Protest leader Midas Wanana said that they wanted Macaku removed because he was "causing conflict" in the community.

Concerns over the upgrades

This was over a temporary relocation area (TRA) set up for residents who have to move to enable upgrades to the places where they live in the densely-populated suburb on the outskirts of Stellenbosch.

Comment from Macaku was not immediately available but Wanana said residents were scared that, if they moved to the TRA, they would be left there and would never be able to move back to the improved area.

"We will just go from shack to shack," he said.

President Cyril Ramaphosa visited Kayamandi during the ANC's 2016 local government campaign trail. It is a densely-populated area of about 30 000 residents living in colourfully-painted shacks along steep, narrow roads.

Earlier, Mayor Gesie Van Deventer told News24 that the municipality had approved almost R90m for improvements to Kayamandi.

However, she felt that the plans were not well understood, leading to at least five different groups making different allegations.

A pamphlet was produced, and officials had planned to do a walkabout and distribute leaflets containing all of the information on Thursday night to present the municipality's plans.

She said that 321 temporary structures were planned for Kayamandi residents, at a cost of R17m, for the upgrades to happen. "Blocks" were designated into numbered zones.

"The concept is that residents would be moved there while we are building their new houses, replacing their old structures where they currently live," the pamphlet said.

This process would be repeated until all of the zones had been upgraded, but the mayor also wanted a list of backyarders to see how many people would need houses.

A few weeks ago, a hall in Kayamandi was broken into and a community meeting was called.

About 90 of the TRA structures on municipal land were damaged and the council had to pay for private protection services on the land, which is now vacant. There was also an attempt by some people to move on to privately-owned land nearby, and that led to further unrest as evictions there were ordered by the private land owner. A municipal electrification project was also suspended.

Van Deventer said R89.2m had been budgeted for upgrades to Kayamandi, on the outskirts of the town, for the period between 2018 and 2021, but work could not continue during the unrest.

The municipality could also be liable for the payment of penalties to the contractors appointed because of the delays.

She said the temporary relocation was arranged because the existing shacks were so densely built. They have to minimise the risk of danger to residents while electrical cables and other infrastructure is being laid.

In the meantime, Van Deventer is trying to find money in the budget to buy private land to accommodate more people, but this process is still in its early stages.
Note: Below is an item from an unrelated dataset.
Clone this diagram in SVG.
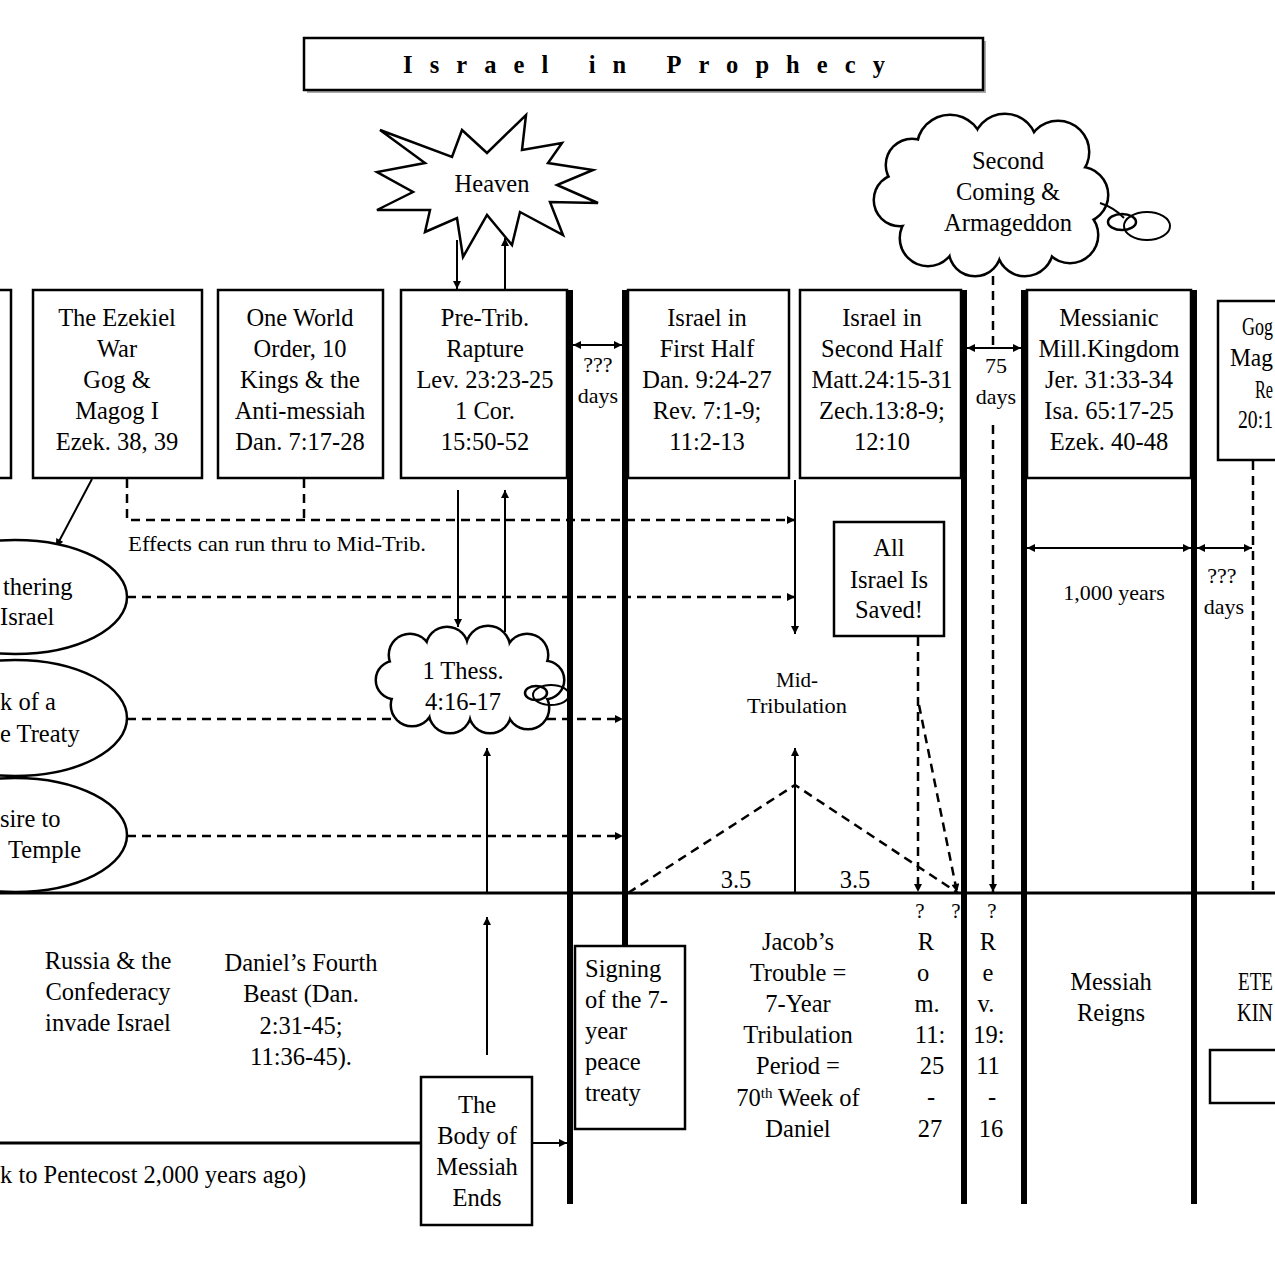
<svg xmlns="http://www.w3.org/2000/svg" xmlns:xlink="http://www.w3.org/1999/xlink" width="1275" height="1275" viewBox="0 0 1275 1275">
<style>
text { font-family: "Liberation Serif", "Times New Roman", serif; font-size: 24.5px; fill: #000; }
.c { text-anchor: middle; }
.s22 { font-size: 22px; }
.s21 { font-size: 21px; }
.box { fill: #fff; stroke: #000; stroke-width: 2.5; }
.thick { stroke: #000; stroke-width: 6; fill: none; }
.tl { stroke: #000; stroke-width: 3; fill: none; }
.ln { stroke: #000; stroke-width: 2; fill: none; }
.dash { stroke: #000; stroke-width: 2.5; stroke-dasharray: 9 6; fill: none; }
.cs { fill: #fff; stroke: #000; stroke-width: 5; }
.cf { fill: #fff; stroke: none; }
</style>
<defs>
<marker id="ah" viewBox="0 0 10 10" refX="10" refY="5" markerWidth="10" markerHeight="8" markerUnits="userSpaceOnUse" orient="auto-start-reverse">
<path d="M0,0 L10,5 L0,10 z" fill="#000"/>
</marker>
<g id="cl1">
<circle cx="950" cy="148" r="32"/><circle cx="1005" cy="146" r="31"/><circle cx="1058" cy="152" r="30"/>
<circle cx="1080" cy="195" r="27"/><circle cx="1070" cy="235" r="27"/><circle cx="1025" cy="248" r="27"/>
<circle cx="975" cy="250" r="25"/><circle cx="928" cy="238" r="27"/><circle cx="900" cy="200" r="25"/>
<circle cx="912" cy="165" r="25"/><ellipse cx="995" cy="195" rx="90" ry="60"/>
</g>
<g id="cl2">
<circle cx="410" cy="655" r="20"/><circle cx="447" cy="648" r="20"/><circle cx="488" cy="648" r="21"/>
<circle cx="527" cy="655" r="20"/><circle cx="545" cy="680" r="18"/><circle cx="528" cy="708" r="20"/>
<circle cx="490" cy="712" r="20"/><circle cx="450" cy="712" r="20"/><circle cx="412" cy="705" r="20"/>
<circle cx="395" cy="680" r="18"/><ellipse cx="468" cy="680" rx="65" ry="35"/>
</g>
</defs>
<rect width="1275" height="1275" fill="#fff"/>

<g id="title">
<rect x="307" y="41" width="679" height="52" fill="#aaa"/>
<rect class="box" x="304" y="38" width="679" height="52"/>
<text x="403" y="73" font-weight="bold" font-size="26" textLength="482" lengthAdjust="spacing">Israel in Prophecy</text>
</g>

<g id="nodes-boxes">
<g id="box-left"><rect class="box" x="-20" y="290" width="31" height="188"/></g>
<g id="box-ezekiel"><rect class="box" x="33" y="290" width="169" height="188"/>
<text class="c" x="117" y="326">The Ezekiel</text><text class="c" x="117" y="357">War</text><text class="c" x="117" y="388">Gog &amp;</text><text class="c" x="117" y="419">Magog I</text><text class="c" x="117" y="450">Ezek. 38, 39</text></g>
<g id="box-oneworld"><rect class="box" x="218" y="290" width="165" height="188"/>
<text class="c" x="300" y="326">One World</text><text class="c" x="300" y="357">Order, 10</text><text class="c" x="300" y="388">Kings &amp; the</text><text class="c" x="300" y="419">Anti-messiah</text><text class="c" x="300" y="450">Dan. 7:17-28</text></g>
<g id="box-pretrib"><rect class="box" x="401" y="290" width="166" height="188"/>
<text class="c" x="485" y="326">Pre-Trib.</text><text class="c" x="485" y="357">Rapture</text><text class="c" x="485" y="388">Lev. 23:23-25</text><text class="c" x="485" y="419">1 Cor.</text><text class="c" x="485" y="450">15:50-52</text></g>
<g id="box-firsthalf"><rect class="box" x="628" y="290" width="161" height="188"/>
<text class="c" x="707" y="326">Israel in</text><text class="c" x="707" y="357">First Half</text><text class="c" x="707" y="388">Dan. 9:24-27</text><text class="c" x="707" y="419">Rev. 7:1-9;</text><text class="c" x="707" y="450">11:2-13</text></g>
<g id="box-secondhalf"><rect class="box" x="800" y="290" width="161" height="188"/>
<text class="c" x="882" y="326">Israel in</text><text class="c" x="882" y="357">Second Half</text><text class="c" x="882" y="388">Matt.24:15-31</text><text class="c" x="882" y="419">Zech.13:8-9;</text><text class="c" x="882" y="450">12:10</text></g>
<g id="box-messianic"><rect class="box" x="1027" y="290" width="164" height="188"/>
<text class="c" x="1109" y="326">Messianic</text><text class="c" x="1109" y="357">Mill.Kingdom</text><text class="c" x="1109" y="388">Jer. 31:33-34</text><text class="c" x="1109" y="419">Isa. 65:17-25</text><text class="c" x="1109" y="450">Ezek. 40-48</text></g>
<g id="box-gog2"><rect class="box" x="1218" y="301" width="80" height="159"/>
<text x="1242" y="335" textLength="31" lengthAdjust="spacingAndGlyphs">Gog</text><text x="1230" y="366" textLength="43" lengthAdjust="spacingAndGlyphs">Mag</text><text x="1255" y="398" textLength="18" lengthAdjust="spacingAndGlyphs">Re</text><text x="1238" y="428" textLength="35" lengthAdjust="spacingAndGlyphs">20:1</text></g>
<g id="box-saved"><rect class="box" x="834" y="522" width="110" height="114"/>
<text class="c" x="889" y="556">All</text><text class="c" x="889" y="588">Israel Is</text><text class="c" x="889" y="618">Saved!</text></g>
<g id="box-signing"><rect class="box" x="575" y="946" width="110" height="183"/>
<text x="585" y="977">Signing</text><text x="585" y="1008">of the 7-</text><text x="585" y="1039">year</text><text x="585" y="1070">peace</text><text x="585" y="1101">treaty</text></g>
<g id="box-body"><rect class="box" x="421" y="1077" width="111" height="148"/>
<text class="c" x="477" y="1113">The</text><text class="c" x="477" y="1144">Body of</text><text class="c" x="477" y="1175">Messiah</text><text class="c" x="477" y="1206">Ends</text></g>
<g id="box-eternal"><rect class="box" x="1210" y="1050" width="90" height="53"/></g>
</g>

<g id="frame">
<line class="tl" x1="0" y1="893" x2="1275" y2="893"/>
<line class="thick" x1="570" y1="290" x2="570" y2="1204"/>
<line class="thick" x1="625" y1="290" x2="625" y2="946"/>
<line class="thick" x1="964" y1="290" x2="964" y2="1204"/>
<line class="thick" x1="1024" y1="290" x2="1024" y2="1204"/>
<line class="thick" x1="1194" y1="290" x2="1194" y2="1204"/>
</g>

<g id="connectors">
<line class="ln" x1="92" y1="479" x2="56" y2="547" marker-end="url(#ah)"/>
<path class="dash" d="M127,479 V520 H795" marker-end="url(#ah)"/>
<path class="dash" d="M304,479 V520"/>
<line class="dash" x1="127" y1="597" x2="795" y2="597" marker-end="url(#ah)"/>
<line class="dash" x1="127" y1="719" x2="623" y2="719" marker-end="url(#ah)"/>
<line class="dash" x1="127" y1="836" x2="623" y2="836" marker-end="url(#ah)"/>
<line class="ln" x1="457" y1="240" x2="457" y2="289" marker-end="url(#ah)"/>
<line class="ln" x1="505" y1="289" x2="505" y2="238" marker-end="url(#ah)"/>
<line class="ln" x1="458" y1="490" x2="458" y2="627" marker-end="url(#ah)"/>
<line class="ln" x1="505" y1="632" x2="505" y2="490" marker-end="url(#ah)"/>
<line class="ln" x1="487" y1="892" x2="487" y2="748" marker-end="url(#ah)"/>
<line class="ln" x1="487" y1="1055" x2="487" y2="917" marker-end="url(#ah)"/>
<line class="tl" x1="0" y1="1143" x2="421" y2="1143"/>
<line class="ln" x1="532" y1="1143" x2="567" y2="1143" stroke-width="2.5" marker-end="url(#ah)"/>
<line class="ln" x1="573" y1="345" x2="622" y2="345" stroke-width="2.5" marker-start="url(#ah)" marker-end="url(#ah)"/>
<line class="ln" x1="967" y1="348" x2="1021" y2="348" stroke-width="2.5" marker-start="url(#ah)" marker-end="url(#ah)"/>
<line class="ln" x1="795" y1="480" x2="795" y2="634" marker-end="url(#ah)"/>
<line class="ln" x1="795" y1="892" x2="795" y2="748" marker-end="url(#ah)"/>
<path class="dash" d="M628,893 L795,785 L958,893"/>
<line class="dash" x1="918" y1="637" x2="918" y2="892" marker-end="url(#ah)"/>
<line class="dash" x1="919" y1="705" x2="957" y2="892" marker-end="url(#ah)"/>
<line class="dash" x1="993" y1="276" x2="993" y2="346"/>
<line class="dash" x1="993" y1="425" x2="993" y2="892" marker-end="url(#ah)"/>
<line class="ln" x1="1027" y1="548" x2="1191" y2="548" stroke-width="2.5" marker-start="url(#ah)" marker-end="url(#ah)"/>
<line class="ln" x1="1197" y1="548" x2="1252" y2="548" stroke-width="2.5" marker-start="url(#ah)" marker-end="url(#ah)"/>
<line class="dash" x1="1253" y1="461" x2="1253" y2="893"/>
</g>

<g id="heaven">
<polygon fill="#fff" stroke="#000" stroke-width="2.5" stroke-linejoin="miter" points="380,130 452,157 462,130 487,153 526,115 522,150 562,143 548,163 593,170 557,185 598,203 550,202 563,235 520,212 512,245 487,215 463,257 457,218 425,232 430,210 377,210 413,192 377,172 425,163"/>
<text class="c" x="492" y="192">Heaven</text>
</g>

<g id="second-coming">
<use xlink:href="#cl1" class="cs"/>
<use xlink:href="#cl1" class="cf"/>
<path class="ln" d="M1100,203 Q1115,208 1124,218"/>
<ellipse cx="1147" cy="226" rx="23" ry="14" fill="none" stroke="#000" stroke-width="2"/>
<ellipse cx="1122" cy="222" rx="14" ry="8" fill="none" stroke="#000" stroke-width="2.5"/>
<text class="c" x="1008" y="169">Second</text>
<text class="c" x="1008" y="200">Coming &amp;</text>
<text class="c" x="1008" y="231">Armageddon</text>
</g>

<g id="thess">
<use xlink:href="#cl2" class="cs"/>
<use xlink:href="#cl2" class="cf"/>
<ellipse cx="551" cy="695" rx="18" ry="10" fill="none" stroke="#000" stroke-width="2"/>
<ellipse cx="536" cy="693" rx="11" ry="7" fill="none" stroke="#000" stroke-width="2.5"/>
<text class="c" x="463" y="679">1 Thess.</text>
<text class="c" x="463" y="710">4:16-17</text>
</g>

<g id="ellipse-gathering">
<ellipse class="box" cx="15" cy="597" rx="112" ry="57"/>
<text x="3" y="595">thering</text><text x="0" y="625">Israel</text>
</g>
<g id="ellipse-peace">
<ellipse class="box" cx="15" cy="718" rx="112" ry="58"/>
<text x="0" y="710">k of a</text><text x="0" y="742">e Treaty</text>
</g>
<g id="ellipse-temple">
<ellipse class="box" cx="15" cy="835" rx="112" ry="57"/>
<text x="0" y="827">sire to</text><text x="8" y="858">Temple</text>
</g>

<g id="labels">
<text class="s21" x="128" y="551" textLength="298" lengthAdjust="spacingAndGlyphs">Effects can run thru to Mid-Trib.</text>
<text class="c s22" x="598" y="372">???</text><text class="c s22" x="598" y="403">days</text>
<text class="c s22" x="996" y="373">75</text><text class="c s22" x="996" y="404">days</text>
<text class="c s22" x="1114" y="600">1,000 years</text>
<text class="c s22" x="1222" y="583">???</text><text class="c s22" x="1224" y="614">days</text>
<text class="c s21" x="797" y="687">Mid-</text><text class="c s21" x="797" y="713" textLength="100" lengthAdjust="spacingAndGlyphs">Tribulation</text>
<text class="c" x="736" y="888" font-size="24">3.5</text><text class="c" x="855" y="888" font-size="24">3.5</text>
<text class="c" x="108" y="969">Russia &amp; the</text><text class="c" x="108" y="1000">Confederacy</text><text class="c" x="108" y="1031">invade Israel</text>
<text class="c" x="301" y="971">Daniel’s Fourth</text><text class="c" x="301" y="1002">Beast (Dan.</text><text class="c" x="301" y="1034">2:31-45;</text><text class="c" x="301" y="1065">11:36-45).</text>
<text x="0" y="1183">k to Pentecost 2,000 years ago)</text>
<text class="c" x="798" y="950">Jacob’s</text><text class="c" x="798" y="981">Trouble =</text><text class="c" x="798" y="1012">7-Year</text><text class="c" x="798" y="1043">Tribulation</text><text class="c" x="798" y="1074">Period =</text>
<text class="c" x="798" y="1106">70<tspan font-size="15" dy="-8">th</tspan><tspan dy="8"> Week of</tspan></text>
<text class="c" x="798" y="1137">Daniel</text>
<text class="c s21" x="920" y="918">?</text><text class="c s21" x="956" y="918">?</text><text class="c s21" x="992" y="918">?</text>
<text class="c" x="926" y="950">R</text><text class="c" x="923" y="981">o</text><text class="c" x="927" y="1012">m.</text><text class="c" x="930" y="1043">11:</text><text class="c" x="932" y="1074">25</text><text class="c" x="931" y="1105">-</text><text class="c" x="930" y="1137">27</text>
<text class="c" x="988" y="950">R</text><text class="c" x="988" y="981">e</text><text class="c" x="986" y="1012">v.</text><text class="c" x="989" y="1043">19:</text><text class="c" x="988" y="1074">11</text><text class="c" x="992" y="1105">-</text><text class="c" x="991" y="1137">16</text>
<text class="c" x="1111" y="990">Messiah</text><text class="c" x="1111" y="1021">Reigns</text>
<text x="1238" y="990" textLength="35" lengthAdjust="spacingAndGlyphs">ETE</text><text x="1237" y="1021" textLength="36" lengthAdjust="spacingAndGlyphs">KIN</text>
</g>
</svg>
'Money could be better spent'

But Wanana said the money spent on the TRA would have been better spent on building more houses.

The community is also deeply fearful of being "dumped" in the TRA and never returning to their original sites at Kayamandi.

However, after Mettler's announcement, he said the first step had been taken to resolving the community's grievances.

"At least. At least," he said. "That's a starting point."  

"About the housing, we are going to deal with that at a later stage."

He added that it was annoying that they were only taken seriously when television cameras and media arrived.

Corruption allegations

The municipality also announced earlier this week that it had entered the second phase of a forensic investigation into allegations of impropriety against municipal officials, by confiscating certain laptops and computers, as part of an investigation launched in 2017.

After Mettler's announcement and a debriefing by leaders to protesters, Kayamandi residents walked back home.

The protest did not appear to disrupt Stellenbosch and, apart from a few traffic diversions, the outdoor craft market and town life continued as usual.